In case you somehow missed it, today is July 4th — you know, Independence Day.
You won’t read about it in history books, but the Indians celebrated the 4th of July with some fireworks of their own on this date 8 years ago, clobbering the Yankees by a score of 19-1 in Cleveland.
Jake Westbrook pitched 7 strong innings for the Tribe, allowing only 5 hits and an unearned run. He struck out 3 and walked 3, and improved to 7-4 on the season. Edward Mujica added two scoreless innings of relief, allowing 4 hits and striking out 1.
Yankees starter Shawn Chacon couldn’t even make it out of the second inning, only retiring 4 batters. In his inning and a third of work, he allowed six hits — including three home runs — and 7 runs total, all of them earned. He struck out 1 and walked 3. Reliever Ron Villone was able to pitch 2 2/3 scoreless innings, allowing only 2 hits and striking out two batters.
The Indians scored 9 runs in the fifth inning against T.J. Beam and Mike Myers. Beam retired 2 batters but allowed 6 earned runs on 6 hits, while Myers recorded the final out of the inning but allowed 3 runs (2 earned) and gave up 3 hits and 2 walks.
The Indians received contributions from all around the lineup, and the only starter without a hit was Jason Michaels, though he was hit by a pitch and scored a run. Six players drove in multiple runs: Ronnie Belliard, Jhonny Peralta, Travis Hafner, Victor Martinez, Todd Hollandsworth, and Aaron Boone.
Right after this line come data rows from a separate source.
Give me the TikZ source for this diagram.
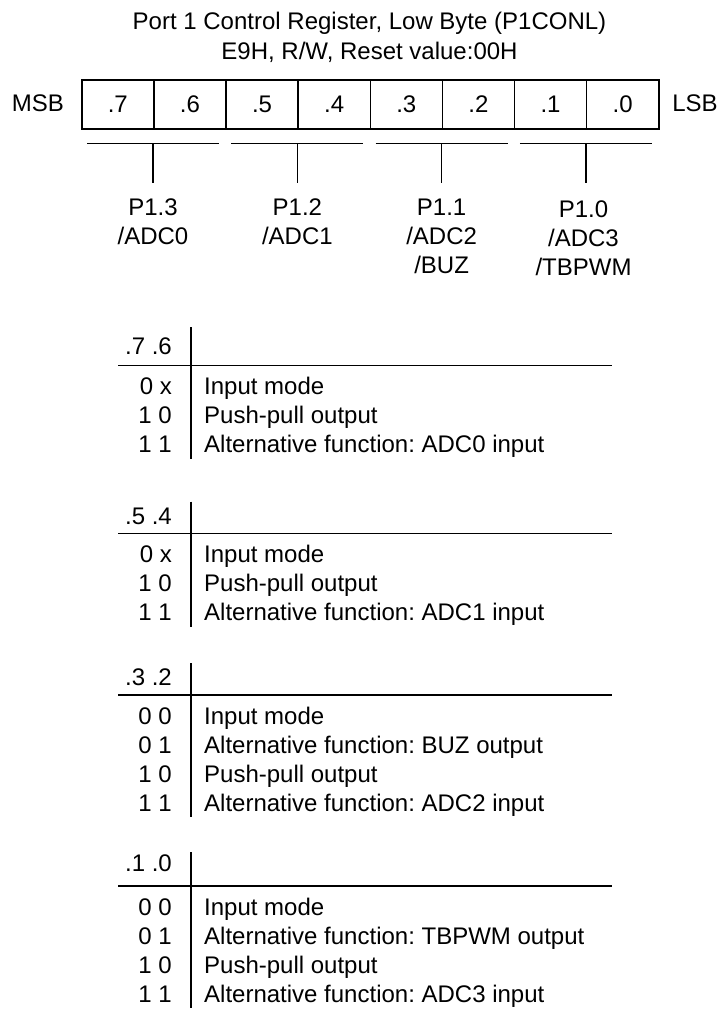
\documentclass[tikz,border=0pt]{standalone}
\usepackage{fontspec}
\setmainfont{Liberation Sans}
\usetikzlibrary{calc}
\frenchspacing
\begin{document}
\begin{tikzpicture}[x=1pt,y=-1pt,
  txt/.style={font=\fontsize{24}{29}\selectfont, inner sep=0pt, text=black},
  rule/.style={line width=1.5pt, draw=black},
  cellbox/.style={txt, draw=black, line width=1.5pt, minimum width=72.125pt, minimum height=49pt, anchor=north west},
  hdr/.style={txt, anchor=base east},
  code/.style={txt, anchor=base east},
  desc/.style={txt, anchor=base west},
  lbl/.style={txt, anchor=base}]
\useasboundingbox (0,0) rectangle (721,1010);

% title
\node[lbl] (title1) at (369.5,29.5) {Port 1 Control Register, Low Byte (P1CONL)};
\node[lbl] (title2) at (369.5,59.3) {E9H, R/W, Reset value:00H};

% register
\foreach \l [count=\i from 0] in {7,6,5,4,3,2,1,0}
  \node[cellbox] (cell\l) at ({81+72.125*\i},79) {.\l};
\node[txt] (msb) at (38,103.5) {MSB};
\node[txt] (lsb) at (695,103.5) {LSB};

% brackets
\foreach \k in {0,1,2,3} {
  \coordinate (bc\k) at ({81+72.125*(2*\k+1)},143.5);
  \draw[rule] ($(bc\k)+(-66,0)$) -- ($(bc\k)+(66,0)$);
  \draw[rule] (bc\k) -- ++(0,39.5);
}

% pin labels
\node[lbl] (p13a) at (153,215) {P1.3};
\node[lbl] (p13b) at (153,244) {/ADC0};
\node[lbl] (p12a) at (297.4,215) {P1.2};
\node[lbl] (p12b) at (297.4,244) {/ADC1};
\node[lbl] (p11a) at (441.6,215) {P1.1};
\node[lbl] (p11b) at (441.6,244) {/ADC2};
\node[lbl] (p11c) at (441.6,273) {/BUZ};
\node[lbl] (p10a) at (583.5,217.5) {P1.0};
\node[lbl] (p10b) at (583.5,246.5) {/ADC3};
\node[lbl] (p10c) at (583.5,275.5) {/TBPWM};

% table 1
\node[hdr] (h1) at (172,354) {.7 .6};
\draw[rule] (118,365.5) -- (612,365.5);
\draw[rule] (191,327) -- (191,458.5);
\node[code] (c1a) at (172,394.5) {0 x};
\node[desc] (d1a) at (204,394.5) {Input mode};
\node[code] (c1b) at (172,423.5) {1 0};
\node[desc] (d1b) at (204,423.5) {Push-pull output};
\node[code] (c1c) at (172,452.5) {1 1};
\node[desc] (d1c) at (204,452.5) {Alternative function: ADC0 input};

% table 2
\node[hdr] (h2) at (172,524) {.5 .4};
\draw[rule] (118,533.5) -- (612,533.5);
\draw[rule] (191,501.5) -- (191,626.5);
\node[code] (c2a) at (172,562.5) {0 x};
\node[desc] (d2a) at (204,562.5) {Input mode};
\node[code] (c2b) at (172,591.5) {1 0};
\node[desc] (d2b) at (204,591.5) {Push-pull output};
\node[code] (c2c) at (172,620.5) {1 1};
\node[desc] (d2c) at (204,620.5) {Alternative function: ADC1 input};

% table 3
\node[hdr] (h3) at (172,685.5) {.3 .2};
\draw[rule] (118,695) -- (612,695);
\draw[rule] (191,663) -- (191,817);
\node[code] (c3a) at (172,724) {0 0};
\node[desc] (d3a) at (204,724) {Input mode};
\node[code] (c3b) at (172,753) {0 1};
\node[desc] (d3b) at (204,753) {Alternative function: BUZ output};
\node[code] (c3c) at (172,782) {1 0};
\node[desc] (d3c) at (204,782) {Push-pull output};
\node[code] (c3d) at (172,811) {1 1};
\node[desc] (d3d) at (204,811) {Alternative function: ADC2 input};

% table 4
\node[hdr] (h4) at (172,871.5) {.1 .0};
\draw[rule] (118,886) -- (612,886);
\draw[rule] (191,852) -- (191,1008);
\node[code] (c4a) at (172,915) {0 0};
\node[desc] (d4a) at (204,915) {Input mode};
\node[code] (c4b) at (172,944) {0 1};
\node[desc] (d4b) at (204,944) {Alternative function: TBPWM output};
\node[code] (c4c) at (172,973) {1 0};
\node[desc] (d4c) at (204,973) {Push-pull output};
\node[code] (c4d) at (172,1002) {1 1};
\node[desc] (d4d) at (204,1002) {Alternative function: ADC3 input};
\end{tikzpicture}
\end{document}
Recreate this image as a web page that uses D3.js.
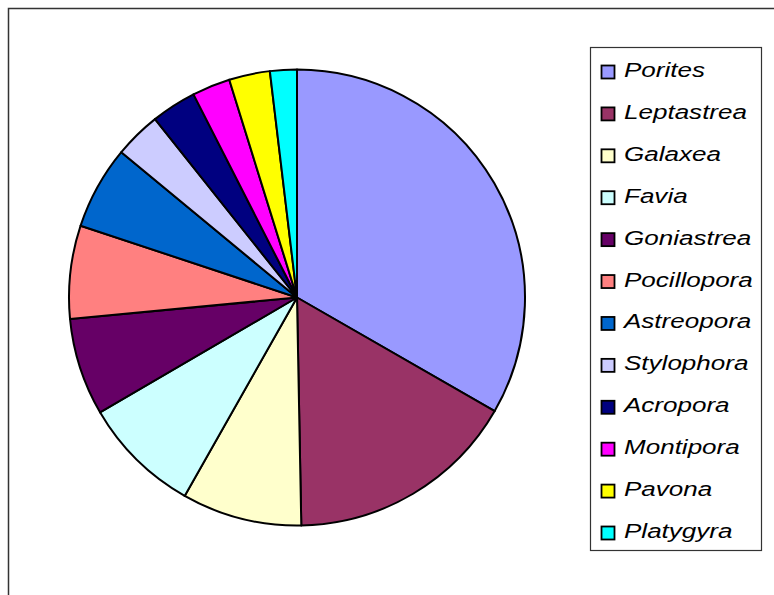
<!DOCTYPE html>
<html><head><meta charset="utf-8">
<script src="https://cdn.jsdelivr.net/npm/d3@7"></script>
<style>body{margin:0;background:#fff}svg{display:block}</style>
</head><body>
<script>
const categories = ["Porites","Leptastrea","Galaxea","Favia","Goniastrea","Pocillopora","Astreopora","Stylophora","Acropora","Montipora","Pavona","Platygyra"];
const values = [33.3,16.4,8.5,8.4,6.9,6.6,5.9,3.3,3.2,2.7,2.9,1.9];
const colors = ["#9999FF","#993366","#FFFFCC","#CCFFFF","#660066","#FF8080","#0066CC","#CCCCFF","#000080","#FF00FF","#FFFF00","#00FFFF"];

const W=774,H=595;
const svg=d3.select("body").append("svg").attr("width",W).attr("height",H);
svg.append("rect").attr("x",8.5).attr("y",8.5).attr("width",800).attr("height",700)
  .attr("fill","#fff").attr("stroke","#333").attr("stroke-width",1.5);

const cx=297,cy=297.5,r=228;
const data=categories.map((c,i)=>({c,v:values[i],col:colors[i]}));
const pie=d3.pie().value(d=>d.v).sort(null);
const arc=d3.arc().innerRadius(0).outerRadius(r);
svg.append("g").attr("transform",`translate(${cx},${cy})`)
  .selectAll("path").data(pie(data)).join("path")
  .attr("d",arc).attr("fill",d=>d.data.col).attr("stroke","#000").attr("stroke-width",2).attr("stroke-linejoin","round");

const lg=svg.append("g");
lg.append("rect").attr("x",590.5).attr("y",47.5).attr("width",171).attr("height",503)
  .attr("fill","#fff").attr("stroke","#333").attr("stroke-width",1.2);
const y=d3.scalePoint().domain(categories).range([72,533]);
const items=lg.selectAll("g.it").data(data).join("g").attr("class","it")
  .attr("transform",d=>`translate(0,${y(d.c)})`);
items.append("rect").attr("x",601.5).attr("y",-6.5).attr("width",13).attr("height",13)
  .attr("fill",d=>d.col).attr("stroke","#000").attr("stroke-width",1.8);
items.append("text").attr("transform","translate(624,5) scale(1.27,1)").text(d=>d.c)
  .attr("font-family","Liberation Sans, Arial, sans-serif").attr("font-style","italic")
  .attr("font-size",20.5).attr("fill","#000");
</script>
</body></html>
Peralta and Hafner each hit 2 home runs, while Martinez and Belliard each hit one as well.
Grady Sizemore went 3 for 3 with 2 walks, adding an RBI and scoring 3 runs.
As a team, the Indians went 9 for 16 with runners in scoring position. Despite their offensive outburst, they also left 9 more runners on base.
The game lasted 3 hours and 10 minutes, and was played in front of a crowd of 29,368 fans.
The Indians improved to 39-43 with the win, and would go on to finish the season at 78-84 — even with a Pythagorean Record of 89-73. That season, the Tribe scored a whopping 870 runs, which was second in the majors (behind only the Yankees, interestingly enough). They also allowed 782 runs, which was 5 below the league average that season.
The Yankees, meanwhile, fell to 46-35 after the loss. They went on to finish 97-65, and ultimately lost in the ALDS to the Tigers in 4 games.